The car I drove was the top model with the 110PS 1.5-liter dCI diesel engine. Since I last drove it, Renault has made significant improvements to the overall refinement levels and the cabin is quieter, engine clatter at idle and noise at speed is well controlled. In its segment, this will be one of the quieter cabins. Driving at 130kph on the European highways was a noisy, slightly strenuous affair on the part of the engine but at Renault's test track within the Oragadam plant (near Chennai) the car proved quiet. Also improved is the gearshift, which still feels a little long in throw but shifts are neat and positive and an engine with a long spread of torque makes driving the Duster easy. We also got to experience, for a short stint, the 85PS version of the dCI engine which impressed with its spread of torque, though the power deficit is immediately obvious. Being a monocoque, the Duster also offered great ride and assured handling with just a bit of body roll. Certainly head and shoulders above its ladder-framed competition.
But like we noted in the European version back then, the interior is where the Duster needed to focus, and Renault have done so. The beige and black looks neat and you don't really mind the expanse of hard plastics. The music system looks smart and is integrated neatly into a flatter, smarter looking centre console. Below that are rotary dials for the aircon. Crucially, the power windows switches have moved to the door - a good move.

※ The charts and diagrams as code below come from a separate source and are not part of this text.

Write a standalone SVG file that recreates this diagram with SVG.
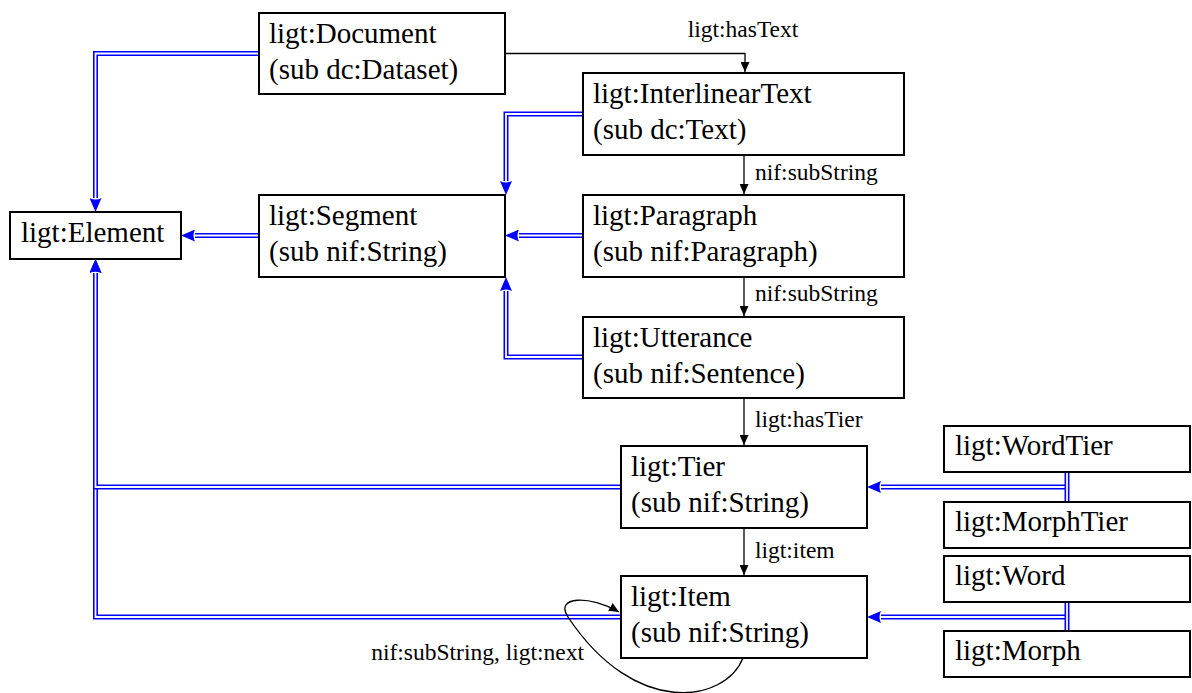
<svg xmlns="http://www.w3.org/2000/svg" width="1192" height="693" viewBox="0 0 1192 693">
<style>
.box{fill:#fff;stroke:#000;stroke-width:2}
.t{font-family:"Liberation Serif","Times New Roman",serif;font-size:29px;fill:#000}
.lbl{font-family:"Liberation Serif","Times New Roman",serif;font-size:23.5px;fill:#000}
.db{fill:none;stroke:#0000ff;stroke-width:5}
.dw{fill:none;stroke:#fff;stroke-width:1.8}
.bl{fill:none;stroke:#000;stroke-width:1.3}
</style>
<defs>
<marker id="ba" markerUnits="userSpaceOnUse" viewBox="0 0 14 12" markerWidth="14" markerHeight="12" refX="0" refY="6" orient="auto">
<path d="M0,0 L14,6 L0,12 Q3,6 0,0 Z" fill="#0000ff"/>
</marker>
<marker id="ka" markerUnits="userSpaceOnUse" viewBox="0 0 10 9" markerWidth="10" markerHeight="9" refX="10" refY="4.5" orient="auto">
<path d="M0,0 L10,4.5 L0,9 Z" fill="#000"/>
</marker>
</defs>
<rect width="1192" height="693" fill="#fff"/>
<g id="connectors">
<path class="db" d="M259,53.5 H95.5 V198" marker-end="url(#ba)"/>
<path class="dw" d="M259,53.5 H95.5 V198"/>
<path class="db" d="M259,235.5 H195" marker-end="url(#ba)"/>
<path class="dw" d="M259,235.5 H195"/>
<path class="db" d="M621,617 H95.5 V273" marker-end="url(#ba)"/>
<path class="dw" d="M621,617 H95.5 V273"/>
<path class="db" d="M621,487 H95.5 V273" marker-end="url(#ba)"/>
<path class="dw" d="M621,487 H95.5 V273"/>
<path class="db" d="M583,114 H506 V181" marker-end="url(#ba)"/>
<path class="dw" d="M583,114 H506 V181"/>
<path class="db" d="M583,235.5 H519" marker-end="url(#ba)"/>
<path class="dw" d="M583,235.5 H519"/>
<path class="db" d="M583,357 H506 V291" marker-end="url(#ba)"/>
<path class="dw" d="M583,357 H506 V291"/>
<path class="db" d="M1067,472 V502"/>
<path class="dw" d="M1067,472 V502"/>
<path class="db" d="M1065,487 H881" marker-end="url(#ba)"/>
<path class="dw" d="M1064.5,487 H881"/>
<path class="db" d="M1067,602 V631"/>
<path class="dw" d="M1067,602 V631"/>
<path class="db" d="M1065,617 H881" marker-end="url(#ba)"/>
<path class="dw" d="M1064.5,617 H881"/>
<path class="bl" d="M505,53.5 H745 V72" marker-end="url(#ka)"/>
<path class="bl" d="M744,155 V194" marker-end="url(#ka)"/>
<path class="bl" d="M744,277 V316" marker-end="url(#ka)"/>
<path class="bl" d="M744,398 V445" marker-end="url(#ka)"/>
<path class="bl" d="M744,528 V575" marker-end="url(#ka)"/>
<path class="bl" d="M743,658 C725,703 635,718 568,617 C554,596 590,595 619,612" marker-end="url(#ka)"/>
<text class="lbl" x="743" y="37" text-anchor="middle">ligt:hasText</text>
<text class="lbl" x="755" y="180">nif:subString</text>
<text class="lbl" x="755" y="301">nif:subString</text>
<text class="lbl" x="755" y="427">ligt:hasTier</text>
<text class="lbl" x="755" y="558">ligt:item</text>
<text class="lbl" x="584" y="660" text-anchor="end">nif:subString, ligt:next</text>
</g>
<g id="element"><rect class="box" x="10" y="212" width="171" height="47"/><text class="t" x="21" y="242">ligt:Element</text></g>
<g id="document"><rect class="box" x="259" y="13" width="246" height="81"/><text class="t" x="269" y="43">ligt:Document</text><text class="t" x="269" y="79">(sub dc:Dataset)</text></g>
<g id="segment"><rect class="box" x="259" y="195" width="246" height="82"/><text class="t" x="269" y="225">ligt:Segment</text><text class="t" x="269" y="261">(sub nif:String)</text></g>
<g id="interlineartext"><rect class="box" x="583" y="73" width="321" height="82"/><text class="t" x="593" y="103">ligt:InterlinearText</text><text class="t" x="593" y="139">(sub dc:Text)</text></g>
<g id="paragraph"><rect class="box" x="583" y="195" width="321" height="82"/><text class="t" x="593" y="225">ligt:Paragraph</text><text class="t" x="593" y="261">(sub nif:Paragraph)</text></g>
<g id="utterance"><rect class="box" x="583" y="317" width="321" height="81"/><text class="t" x="593" y="347">ligt:Utterance</text><text class="t" x="593" y="383">(sub nif:Sentence)</text></g>
<g id="tier"><rect class="box" x="621" y="446" width="246" height="82"/><text class="t" x="631" y="476">ligt:Tier</text><text class="t" x="631" y="512">(sub nif:String)</text></g>
<g id="item"><rect class="box" x="621" y="576" width="246" height="82"/><text class="t" x="631" y="606">ligt:Item</text><text class="t" x="631" y="642">(sub nif:String)</text></g>
<g id="wordtier"><rect class="box" x="944" y="426" width="246" height="46"/><text class="t" x="955" y="455">ligt:WordTier</text></g>
<g id="morphtier"><rect class="box" x="944" y="502" width="246" height="46"/><text class="t" x="955" y="531">ligt:MorphTier</text></g>
<g id="word"><rect class="box" x="944" y="556" width="246" height="46"/><text class="t" x="955" y="585">ligt:Word</text></g>
<g id="morph"><rect class="box" x="944" y="631" width="246" height="46"/><text class="t" x="955" y="660">ligt:Morph</text></g>
</svg>
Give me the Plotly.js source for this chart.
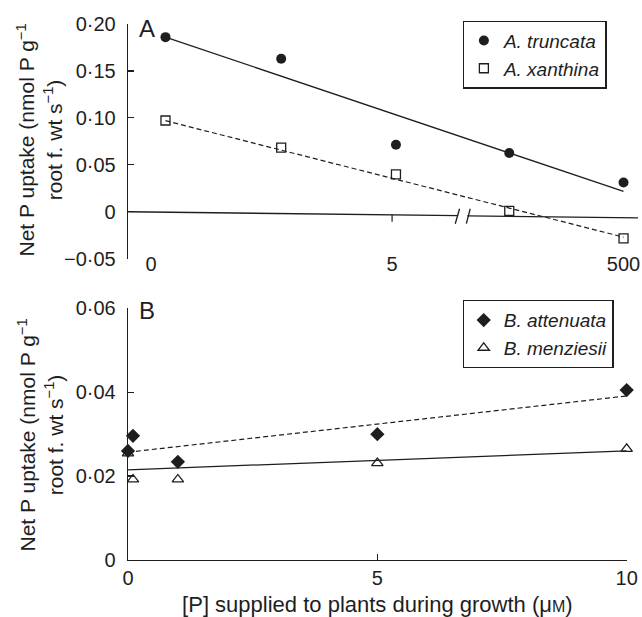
<!DOCTYPE html>
<html>
<head>
<meta charset="utf-8">
<script src="https://cdn.plot.ly/plotly-3.0.1.min.js"></script>
<style>html,body{margin:0;padding:0;background:#fff;}#chart{width:642px;height:617px;}</style>
</head>
<body>
<div id="chart"></div>
<script>
// ---- Panel A (x in plotted positions of a broken axis) ----
const xA = [0.3, 2.7, 5.08, 7.43, 9.8];
const truncata = [0.186, 0.163, 0.0714, 0.0626, 0.0311];
const xanthina = [0.0972, 0.0683, 0.0399, 0.001, -0.0283];
const fitA_x = [0.3, 9.8];
const fitTruncata = [0.186, 0.0216];
const fitXanthina = [0.097, -0.027];
const tickValsAx = [0, 5, 9.8];
const tickTextAx = ["0", "5", "500"];
const tickValsAy = [-0.05, 0, 0.05, 0.10, 0.15, 0.20];
const tickTextAy = ["\u22120\u00b705", "0", "0\u00b705", "0\u00b710", "0\u00b715", "0\u00b720"];
// zero line of panel A (with break)
const zeroLineX = [-0.477, 6.37, 6.56, 10.1];
const zeroLineY = [0, -0.0041, -0.0043, -0.0064];

// ---- Panel B ----
const xB = [0, 0.1, 1, 5, 10];
const attenuata = [0.026, 0.0296, 0.0234, 0.0300, 0.0405];
const menziesii = [0.0254, 0.0192, 0.0192, 0.0231, 0.0265];
const fitB_x = [0, 10];
const fitAttenuata = [0.0257, 0.0391];
const fitMenziesii = [0.0215, 0.026];
const tickValsBx = [0, 5, 10];
const tickTextBx = ["0", "5", "10"];
const tickValsBy = [0, 0.02, 0.04, 0.06];
const tickTextBy = ["0", "0\u00b702", "0\u00b704", "0\u00b706"];

const FONT = "Liberation Sans, Arial, Helvetica, sans-serif";
const INK = "#1e1e1e";

const traces = [
  {x: xA, y: truncata, mode: "markers", name: "<i>A. truncata</i>", xaxis: "x", yaxis: "y",
   marker: {symbol: "circle", size: 10, color: INK}, cliponaxis: false, legend: "legend"},
  {x: xA, y: xanthina, mode: "markers", name: "<i>A. xanthina</i>", xaxis: "x", yaxis: "y",
   marker: {symbol: "square-open", size: 9, color: INK, line: {width: 1.3, color: INK}}, cliponaxis: false, legend: "legend"},
  {x: fitA_x, y: fitTruncata, mode: "lines", showlegend: false, xaxis: "x", yaxis: "y",
   line: {color: INK, width: 1.3}},
  {x: fitA_x, y: fitXanthina, mode: "lines", showlegend: false, xaxis: "x", yaxis: "y",
   line: {color: INK, width: 1.2, dash: "5px,3px"}},
  {x: xB, y: attenuata, mode: "markers", name: "<i>B. attenuata</i>", xaxis: "x2", yaxis: "y2",
   marker: {symbol: "diamond", size: 11, color: INK}, cliponaxis: false, legend: "legend2"},
  {x: xB, y: menziesii, mode: "markers", name: "<i>B. menziesii</i>", xaxis: "x2", yaxis: "y2",
   marker: {symbol: "triangle-up-open", size: 10, color: INK, line: {width: 1.3, color: INK}}, cliponaxis: false, legend: "legend2"},
  {x: fitB_x, y: fitMenziesii, mode: "lines", showlegend: false, xaxis: "x2", yaxis: "y2",
   line: {color: INK, width: 1.3}},
  {x: fitB_x, y: fitAttenuata, mode: "lines", showlegend: false, xaxis: "x2", yaxis: "y2",
   line: {color: INK, width: 1.2, dash: "5px,3px"}}
];

const ytitle = "Net P uptake (nmol P g<sup>\u22121</sup><br>root f. wt s<sup>\u22121</sup>)";

const shapes = [
  {type: "line", xref: "x", yref: "y", x0: zeroLineX[0], y0: zeroLineY[0], x1: zeroLineX[1], y1: zeroLineY[1], line: {color: INK, width: 1.3}},
  {type: "line", xref: "x", yref: "y", x0: zeroLineX[2], y0: zeroLineY[2], x1: zeroLineX[3], y1: zeroLineY[3], line: {color: INK, width: 1.3}},
  // break marks
  {type: "line", xref: "x", yref: "y", x0: 6.31, y0: -0.0127, x1: 6.40, y1: 0.0032, line: {color: INK, width: 1.3}},
  {type: "line", xref: "x", yref: "y", x0: 6.54, y0: -0.0127, x1: 6.62, y1: 0.0032, line: {color: INK, width: 1.3}},
  // tick at 5 on the zero line
  {type: "line", xref: "x", yref: "y", x0: 5, y0: -0.0033, x1: 5, y1: -0.0107, line: {color: INK, width: 1.2}}
];

const layout = {
  width: 642, height: 617,
  margin: {l: 128, r: 4, t: 24, b: 57},
  paper_bgcolor: "#fff", plot_bgcolor: "#fff",
  font: {family: FONT, color: INK, size: 20},
  showlegend: true,
  xaxis: {domain: [0, 1], range: [-0.477, 10.1], anchor: "free", position: 0.5784,
    showline: false, showgrid: false, zeroline: false, ticks: "",
    tickmode: "array", tickvals: tickValsAx, ticktext: tickTextAx,
    tickfont: {size: 20, family: FONT, color: INK}},
  yaxis: {domain: [0.5621, 1], range: [-0.05, 0.20], anchor: "x",
    showline: true, linecolor: INK, linewidth: 1.3, showgrid: false, zeroline: false,
    ticks: "inside", ticklen: 6, tickwidth: 1.2, tickcolor: INK,
    tickmode: "array", tickvals: tickValsAy, ticktext: tickTextAy, ticklabelstandoff: 7,
    tickfont: {size: 20, family: FONT, color: INK}},
  xaxis2: {domain: [0, 0.9778], range: [0, 10], anchor: "y2",
    showline: true, linecolor: INK, linewidth: 1.3, showgrid: false, zeroline: false,
    ticks: "inside", ticklen: 6, tickwidth: 1.2, tickcolor: INK,
    tickmode: "array", tickvals: tickValsBx, ticktext: tickTextBx, ticklabelstandoff: 0,
    tickfont: {size: 20, family: FONT, color: INK},
    title: {text: "[P] supplied to plants during growth (\u03bc<span style=\"font-size:16px\">M</span>)",
            font: {size: 22, family: FONT, color: INK}, standoff: 8}},
  yaxis2: {domain: [0, 0.4696], range: [0, 0.06], anchor: "x2",
    showline: true, linecolor: INK, linewidth: 1.3, showgrid: false, zeroline: false,
    ticks: "inside", ticklen: 6, tickwidth: 1.2, tickcolor: INK,
    tickmode: "array", tickvals: tickValsBy, ticktext: tickTextBy, ticklabelstandoff: 7,
    tickfont: {size: 20, family: FONT, color: INK}},
  legend: {x: 0.9386, xanchor: "right", y: 1.0065, yanchor: "top",
    bgcolor: "#fff", bordercolor: INK, borderwidth: 1.2,
    font: {size: 19, family: FONT, color: INK}, tracegroupgap: 0, itemwidth: 30},
  legend2: {x: 0.952, xanchor: "right", y: 0.4851, yanchor: "top",
    bgcolor: "#fff", bordercolor: INK, borderwidth: 1.2,
    font: {size: 19, family: FONT, color: INK}, tracegroupgap: 0, itemwidth: 30},
  annotations: [
    {text: "A", xref: "paper", yref: "paper", x: 0.037, y: 0.9925, xanchor: "center", yanchor: "middle",
     showarrow: false, font: {size: 24, family: FONT, color: INK}},
    {text: "B", xref: "paper", yref: "paper", x: 0.037, y: 0.4664, xanchor: "center", yanchor: "middle",
     showarrow: false, font: {size: 24, family: FONT, color: INK}},
    {text: ytitle, xref: "paper", yref: "paper", x: -0.1735, y: 0.7836, xanchor: "center", yanchor: "middle",
     textangle: -90, showarrow: false, font: {size: 21, family: FONT, color: INK}},
    {text: ytitle, xref: "paper", yref: "paper", x: -0.1735, y: 0.2332, xanchor: "center", yanchor: "middle",
     textangle: -90, showarrow: false, font: {size: 21, family: FONT, color: INK}}
  ],
  shapes: shapes
};

Plotly.newPlot("chart", traces, layout, {staticPlot: true, displayModeBar: false});
</script>
</body>
</html>
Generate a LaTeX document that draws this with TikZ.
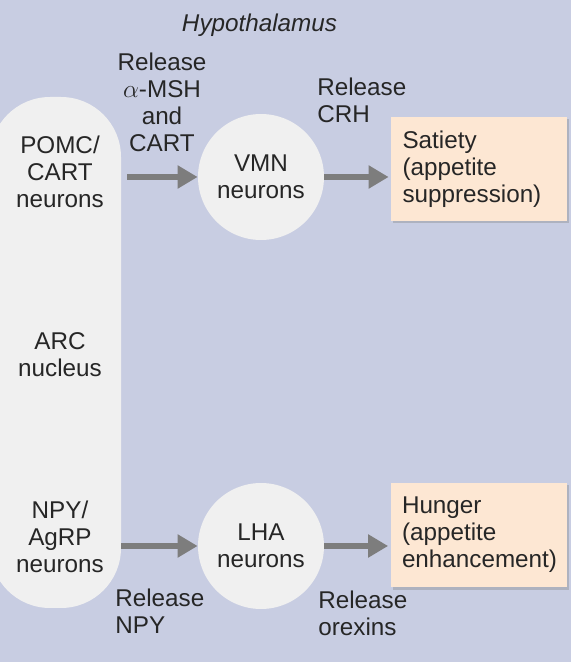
\documentclass[tikz,border=0pt]{standalone}
\usepackage{fontspec}
\setmainfont{Liberation Sans}
\usetikzlibrary{arrows.meta,shadows}

\definecolor{bgblue}{RGB}{200,205,226}
\definecolor{cellwhite}{RGB}{240,240,240}
\definecolor{peach}{RGB}{253,231,211}
\definecolor{flowgray}{RGB}{125,125,125}

\tikzset{
  txt/.style={font=\fontsize{13.8}{15.4}\selectfont, inner sep=0pt, text=black!85},
  arcbox/.style={fill=cellwhite, rounded corners=1.2cm, minimum width=2.62cm, minimum height=10.22cm},
  cell/.style={circle, fill=cellwhite, minimum size=2.52cm, inner sep=0pt, txt, align=center},
  effect/.style={fill=peach, txt, align=left, text width=3.06cm, inner xsep=0.23cm,
    minimum height=2.08cm, drop shadow={shadow xshift=0.04cm, shadow yshift=-0.05cm, opacity=0.35}},
  flow/.style={->, draw=flowgray, line width=0.12cm}
}

\begin{document}
\begin{tikzpicture}[>={Triangle[length=0.4cm,width=0.44cm]}]
  \useasboundingbox (0,0) rectangle (11.42,13.24);
  \clip (0,0) rectangle (11.42,13.24);
  \fill [bgblue] (0,0) rectangle (11.42,13.24);

  % title
  \node [txt, font=\fontsize{13.8}{15.4}\selectfont\itshape] (title) at (5.19,12.74) {Hypothalamus};

  % arcuate nucleus
  \node [arcbox] (arc) at (1.11,6.19) {};
  \node [txt, align=center] (pomc) at (1.2,9.80) {POMC/\\CART\\neurons};
  \node [txt, align=center] (arcname) at (1.2,6.14) {ARC\\nucleus};
  \node [txt, align=center] (npy) at (1.2,2.50) {NPY/\\AgRP\\neurons};

  % second order neurons
  \node [cell] (vmn) at (5.22,9.70) {VMN\\neurons};
  \node [cell] (lha) at (5.22,2.32) {LHA\\neurons};

  % outcomes
  \node [effect] (satiety) at (9.58,9.86) {Satiety\\(appetite\\suppression)};
  \node [effect] (hunger) at (9.57,2.54) {Hunger\\(appetite\\enhancement)};

  % connectors
  \draw [flow, shorten <=0.12cm] (arc.east |- vmn.west) -- (vmn.west);
  \draw [flow, shorten >=0.04cm] (vmn.east) -- (satiety.west |- vmn.east);
  \draw [flow] (arc.east |- lha.west) -- (lha.west);
  \draw [flow, shorten >=0.04cm] (lha.east) -- (hunger.west |- lha.east);

  % released substances
  \node [txt, align=center] (relmsh) at (3.24,11.20) {Release\\$\alpha$-MSH\\and\\CART};
  \node [txt, align=left, anchor=west] (relcrh) at (6.34,11.24) {Release\\CRH};
  \node [txt, align=left, anchor=west] (relnpy) at (2.30,1.02) {Release\\NPY};
  \node [txt, align=left, anchor=west] (relorex) at (6.36,0.98) {Release\\orexins};
\end{tikzpicture}
\end{document}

The mirror adjustment remains just forward of the hand brake lever, but once you know that is where it is, you don't mind it too much. The steering mounted audio controls, similarly, are placed in a usual-for-Renault place, behind the steering wheel on the right. It takes a bit of getting used to but becomes second nature once you do. While fabric selection, inserts in the door pad mouldings etc are welcome> The really neat touch is the rear seat aircon, which connects to the extra-large compressor under the hood but the actual cooling unit is actually mounted between the front seats. The air that comes out of the single vent (controlled by a knob right below the vent) is instantly cold - a good call.
The Duster was always a spacious vehicle and this attribute remains. It looks squat and muscular outside and seats four in great comfort, while a fifth passenger will be easily accommodated.
Renault will announce prices shortly and will have a series of variants. The variant trims are divided into three levels. The petrol and the 85PS diesel will get the base and intermediate (the latter gets an option pack to extend equipment) while the top diesel will get the intermediate and top trims with a still further extension pack also to be on offer. Renault is expected to price the Duster close to the Scorpio and at those prices, it will be serious competition. If the Duster clicks, and we believe it will, it will establish Renault as a player in the volume end of the SUV market. Hell, they might even be able to say a few years down the line, done and Duster.